Alana Baker, HAC’s director of government relations, was joined by Xavier Gret, président directeur general of Association Hôtellerie Québec, and Steve Ball, president of the Ottawa-Gatineau Hotel Association, at a press conference last Wednesday at the Lord Elgin Hotel in downtown Ottawa.
The industry’s call to action was observed in major news outlets across the country, including CBC, CTV and City News, and several of Ottawa’s top political news outlets including iPolitics, and the Evan Solomon Show, earning more than 100 online news stories and broadcasted on more than 100 television and radio news shows, grossing 35 million impressions in the first 24 hours of the news cycle.
“Commercial short-term rental operators who use digital platforms like Airbnb continue to grow, while our laws remain outdated,” said Baker. “We are seeking support from candidates across the country during this federal election to ensure these digital businesses contribute their fair share to the Canadian economy.”
While Airbnb was meant to be a home sharing platform for everyday people to share rooms within their homes, it is now a multibillion-dollar corporation that has no responsibilities to federal taxation and other regulatory realities. While hotels pay taxes to reinvest in and strengthen our communities, these platforms reap the benefits of our communities without paying their fair share.

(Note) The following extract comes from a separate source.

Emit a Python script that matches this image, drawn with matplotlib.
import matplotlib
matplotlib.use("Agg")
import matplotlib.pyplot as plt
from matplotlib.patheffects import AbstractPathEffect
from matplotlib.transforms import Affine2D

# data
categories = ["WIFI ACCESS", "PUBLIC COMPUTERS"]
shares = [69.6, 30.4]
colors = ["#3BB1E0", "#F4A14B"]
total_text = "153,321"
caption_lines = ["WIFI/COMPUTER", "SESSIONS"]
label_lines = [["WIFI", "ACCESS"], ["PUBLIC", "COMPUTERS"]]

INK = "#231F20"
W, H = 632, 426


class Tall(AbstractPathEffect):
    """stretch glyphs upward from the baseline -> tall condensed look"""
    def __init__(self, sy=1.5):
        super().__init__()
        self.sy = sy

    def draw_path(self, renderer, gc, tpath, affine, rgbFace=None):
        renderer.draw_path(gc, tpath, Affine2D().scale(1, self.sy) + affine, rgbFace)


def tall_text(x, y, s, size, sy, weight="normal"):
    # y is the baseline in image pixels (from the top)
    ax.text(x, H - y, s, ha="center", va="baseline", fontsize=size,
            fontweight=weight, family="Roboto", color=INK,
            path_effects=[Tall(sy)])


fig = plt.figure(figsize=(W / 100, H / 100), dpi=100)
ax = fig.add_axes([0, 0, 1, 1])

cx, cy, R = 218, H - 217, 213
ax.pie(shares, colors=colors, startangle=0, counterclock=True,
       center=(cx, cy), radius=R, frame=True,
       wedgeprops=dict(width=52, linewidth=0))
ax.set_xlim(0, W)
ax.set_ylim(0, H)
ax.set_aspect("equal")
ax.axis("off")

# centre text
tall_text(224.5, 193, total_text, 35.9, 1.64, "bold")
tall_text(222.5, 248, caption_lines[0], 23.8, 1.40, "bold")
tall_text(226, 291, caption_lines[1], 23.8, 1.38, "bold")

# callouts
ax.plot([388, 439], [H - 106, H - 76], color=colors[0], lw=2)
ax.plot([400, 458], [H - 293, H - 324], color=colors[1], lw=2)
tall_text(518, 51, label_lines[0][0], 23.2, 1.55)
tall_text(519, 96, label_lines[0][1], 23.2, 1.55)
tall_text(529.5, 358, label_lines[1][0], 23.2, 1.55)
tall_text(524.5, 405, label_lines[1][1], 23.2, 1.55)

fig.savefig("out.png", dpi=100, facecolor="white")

The most recent Auditor General 2019 Spring Report on the Taxation of e-Commerce estimates losses of $169 million in sales tax revenues alone on foreign digital products and services annually.

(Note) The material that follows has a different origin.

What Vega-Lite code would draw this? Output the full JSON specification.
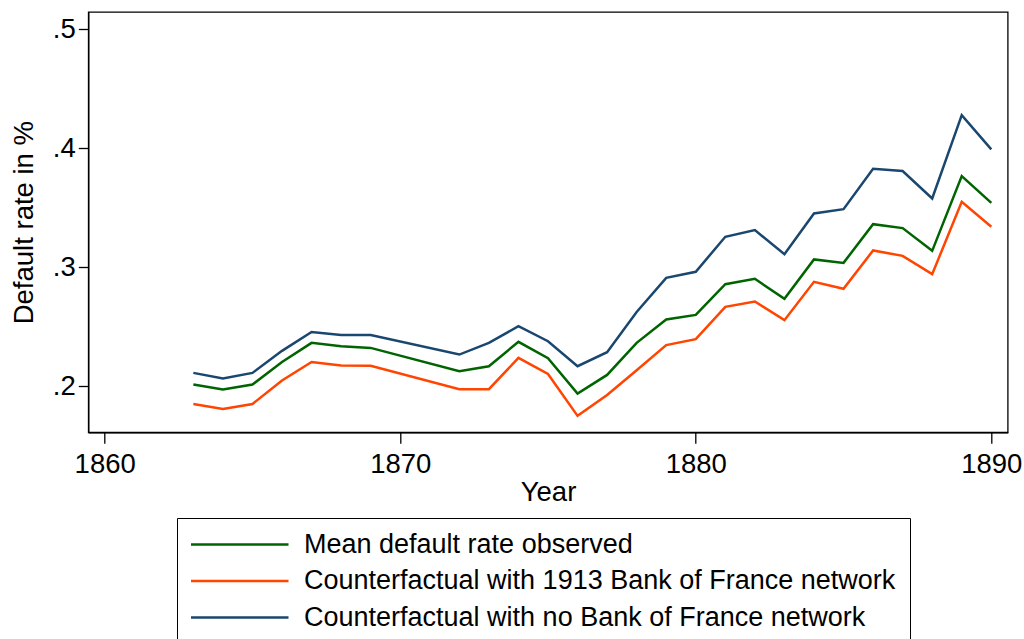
{
  "$schema": "https://vega.github.io/schema/vega-lite/v6.json",
  "autosize": {"type": "none"},
  "width": 919.4,
  "height": 420.3,
  "padding": {"left": 88.3, "top": 12, "right": 16.3, "bottom": 206.7},
  "background": "white",
  "config": {
    "font": "Liberation Sans",
    "view": {"stroke": "black", "strokeWidth": 1.3},
    "axis": {"grid": false, "domainColor": "black", "tickColor": "black", "labelColor": "black", "titleColor": "black", "labelFontSize": 27.5, "titleFontSize": 27.5, "titleFontWeight": "normal", "domainWidth": 1.3, "tickWidth": 1.3}
  },
  "datasets": {
    "rows": [
      {"year": 1863, "s": "Mean default rate observed", "v": 0.2014},
      {"year": 1864, "s": "Mean default rate observed", "v": 0.1972},
      {"year": 1865, "s": "Mean default rate observed", "v": 0.2014},
      {"year": 1866, "s": "Mean default rate observed", "v": 0.2204},
      {"year": 1867, "s": "Mean default rate observed", "v": 0.2364},
      {"year": 1868, "s": "Mean default rate observed", "v": 0.2336},
      {"year": 1869, "s": "Mean default rate observed", "v": 0.2322},
      {"year": 1872, "s": "Mean default rate observed", "v": 0.2126},
      {"year": 1873, "s": "Mean default rate observed", "v": 0.2168},
      {"year": 1874, "s": "Mean default rate observed", "v": 0.2373},
      {"year": 1875, "s": "Mean default rate observed", "v": 0.2235},
      {"year": 1876, "s": "Mean default rate observed", "v": 0.1938},
      {"year": 1877, "s": "Mean default rate observed", "v": 0.2095},
      {"year": 1878, "s": "Mean default rate observed", "v": 0.2364},
      {"year": 1879, "s": "Mean default rate observed", "v": 0.2560},
      {"year": 1880, "s": "Mean default rate observed", "v": 0.2599},
      {"year": 1881, "s": "Mean default rate observed", "v": 0.2857},
      {"year": 1882, "s": "Mean default rate observed", "v": 0.2902},
      {"year": 1883, "s": "Mean default rate observed", "v": 0.2734},
      {"year": 1884, "s": "Mean default rate observed", "v": 0.3065},
      {"year": 1885, "s": "Mean default rate observed", "v": 0.3036},
      {"year": 1886, "s": "Mean default rate observed", "v": 0.3361},
      {"year": 1887, "s": "Mean default rate observed", "v": 0.3328},
      {"year": 1888, "s": "Mean default rate observed", "v": 0.3137},
      {"year": 1889, "s": "Mean default rate observed", "v": 0.3765},
      {"year": 1890, "s": "Mean default rate observed", "v": 0.3540},
      {"year": 1863, "s": "Counterfactual with 1913 Bank of France network", "v": 0.1851},
      {"year": 1864, "s": "Counterfactual with 1913 Bank of France network", "v": 0.1809},
      {"year": 1865, "s": "Counterfactual with 1913 Bank of France network", "v": 0.1851},
      {"year": 1866, "s": "Counterfactual with 1913 Bank of France network", "v": 0.2048},
      {"year": 1867, "s": "Counterfactual with 1913 Bank of France network", "v": 0.2204},
      {"year": 1868, "s": "Counterfactual with 1913 Bank of France network", "v": 0.2174},
      {"year": 1869, "s": "Counterfactual with 1913 Bank of France network", "v": 0.2171},
      {"year": 1872, "s": "Counterfactual with 1913 Bank of France network", "v": 0.1975},
      {"year": 1873, "s": "Counterfactual with 1913 Bank of France network", "v": 0.1975},
      {"year": 1874, "s": "Counterfactual with 1913 Bank of France network", "v": 0.2238},
      {"year": 1875, "s": "Counterfactual with 1913 Bank of France network", "v": 0.2103},
      {"year": 1876, "s": "Counterfactual with 1913 Bank of France network", "v": 0.1751},
      {"year": 1877, "s": "Counterfactual with 1913 Bank of France network", "v": 0.1927},
      {"year": 1878, "s": "Counterfactual with 1913 Bank of France network", "v": 0.2134},
      {"year": 1879, "s": "Counterfactual with 1913 Bank of France network", "v": 0.2345},
      {"year": 1880, "s": "Counterfactual with 1913 Bank of France network", "v": 0.2395},
      {"year": 1881, "s": "Counterfactual with 1913 Bank of France network", "v": 0.2667},
      {"year": 1882, "s": "Counterfactual with 1913 Bank of France network", "v": 0.2712},
      {"year": 1883, "s": "Counterfactual with 1913 Bank of France network", "v": 0.2555},
      {"year": 1884, "s": "Counterfactual with 1913 Bank of France network", "v": 0.2877},
      {"year": 1885, "s": "Counterfactual with 1913 Bank of France network", "v": 0.2818},
      {"year": 1886, "s": "Counterfactual with 1913 Bank of France network", "v": 0.3140},
      {"year": 1887, "s": "Counterfactual with 1913 Bank of France network", "v": 0.3095},
      {"year": 1888, "s": "Counterfactual with 1913 Bank of France network", "v": 0.2941},
      {"year": 1889, "s": "Counterfactual with 1913 Bank of France network", "v": 0.3549},
      {"year": 1890, "s": "Counterfactual with 1913 Bank of France network", "v": 0.3339},
      {"year": 1863, "s": "Counterfactual with no Bank of France network", "v": 0.2112},
      {"year": 1864, "s": "Counterfactual with no Bank of France network", "v": 0.2065},
      {"year": 1865, "s": "Counterfactual with no Bank of France network", "v": 0.2112},
      {"year": 1866, "s": "Counterfactual with no Bank of France network", "v": 0.2297},
      {"year": 1867, "s": "Counterfactual with no Bank of France network", "v": 0.2456},
      {"year": 1868, "s": "Counterfactual with no Bank of France network", "v": 0.2431},
      {"year": 1869, "s": "Counterfactual with no Bank of France network", "v": 0.2431},
      {"year": 1872, "s": "Counterfactual with no Bank of France network", "v": 0.2266},
      {"year": 1873, "s": "Counterfactual with no Bank of France network", "v": 0.2364},
      {"year": 1874, "s": "Counterfactual with no Bank of France network", "v": 0.2504},
      {"year": 1875, "s": "Counterfactual with no Bank of France network", "v": 0.2378},
      {"year": 1876, "s": "Counterfactual with no Bank of France network", "v": 0.2168},
      {"year": 1877, "s": "Counterfactual with no Bank of France network", "v": 0.2286},
      {"year": 1878, "s": "Counterfactual with no Bank of France network", "v": 0.2624},
      {"year": 1879, "s": "Counterfactual with no Bank of France network", "v": 0.2910},
      {"year": 1880, "s": "Counterfactual with no Bank of France network", "v": 0.2961},
      {"year": 1881, "s": "Counterfactual with no Bank of France network", "v": 0.3255},
      {"year": 1882, "s": "Counterfactual with no Bank of France network", "v": 0.3311},
      {"year": 1883, "s": "Counterfactual with no Bank of France network", "v": 0.3109},
      {"year": 1884, "s": "Counterfactual with no Bank of France network", "v": 0.3451},
      {"year": 1885, "s": "Counterfactual with no Bank of France network", "v": 0.3487},
      {"year": 1886, "s": "Counterfactual with no Bank of France network", "v": 0.3826},
      {"year": 1887, "s": "Counterfactual with no Bank of France network", "v": 0.3807},
      {"year": 1888, "s": "Counterfactual with no Bank of France network", "v": 0.3577},
      {"year": 1889, "s": "Counterfactual with no Bank of France network", "v": 0.4277},
      {"year": 1890, "s": "Counterfactual with no Bank of France network", "v": 0.3989}
    ]
  },
  "data": {"name": "rows"},
  "mark": {"type": "line", "strokeWidth": 2.5, "clip": true},
  "encoding": {
    "x": {
      "field": "year", "type": "quantitative",
      "scale": {"domain": [1859.445, 1890.555], "nice": false, "zero": false},
      "axis": {"values": [1860, 1870, 1880, 1890], "format": "d", "title": "Year", "tickSize": 11, "labelPadding": 7, "titlePadding": 1}
    },
    "y": {
      "field": "v", "type": "quantitative",
      "scale": {"domain": [0.1613, 0.5143], "nice": false, "zero": false},
      "axis": {"values": [0.2, 0.3, 0.4, 0.5], "labelExpr": "replace(format(datum.value, '.1f'), '0.', '.')", "title": "Default rate in %", "tickSize": 10, "labelPadding": 3, "titlePadding": 14}
    },
    "color": {
      "field": "s", "type": "nominal",
      "scale": {
        "domain": ["Mean default rate observed", "Counterfactual with 1913 Bank of France network", "Counterfactual with no Bank of France network"],
        "range": ["#006400", "#ff4500", "#1a476f"]
      },
      "legend": {
        "orient": "none", "legendX": 88.7, "legendY": 506, "title": null,
        "symbolType": "stroke", "symbolSize": 10000, "symbolStrokeWidth": 2.5, "symbolOffset": -4,
        "clipHeight": 25, "rowPadding": 8.5, "labelFontSize": 27, "labelOffset": 14,
        "labelLimit": 1000, "labelColor": "black", "padding": 14,
        "strokeColor": "black"
      }
    }
  }
}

While other jurisdictions including European Union, Australia, Singapore, Japan and Norway, have taken action on taxing the digital economy, the Canadian government lags behind and needs to take action.
With these discrepancies in policies, governments and all Canadians are not just losing out on tax revenues. “A significant portion of Airbnb’s revenue in Canada is generated by commercial operators – those who are renting out entire homes or multiple listings,” said OGHA’s Ball. “The emergence of these commercial operations occurring in our residential neighbourhoods is resulting in a number of unintended consequences including less housing, soaring rental prices, community nuisances and safety concerns.”
“Currently, Airbnb and similar platforms operating in Canada do not pay any corporate tax on their Canadian earnings, they do not collect or remit GST/HST, and they are not required to provide tax information slips to their hosts,” said AHQ’s Gret. “We encourage all parties to address these measures within their election platforms in order to create a level playing field and curb unintended consequences.”
“At times, the question comes up as to whether or not the government should be concerned about consumer backlash if they were to modernize our tax laws. However, the government has the support of Canadians,” Baker told CLN.
“According to the Professional Institute of the Public Service of Canada, almost 8 out of 10 Canadians and almost 9 out of 10 Canada Revenue Agency tax professionals think that E-commerce companies should be subject to Canadian taxes for business carried out in Canada.
“The election timing provides an opportunity to take leadership and real action on this issue so Canada doesn’t continue to lag behind.
“We have always had a multi-partisan approach, which is why we are communicating with all parties,” Baker added. “We are letting every party know our concerns, and listening to them. The message is the same: time is of the essence.”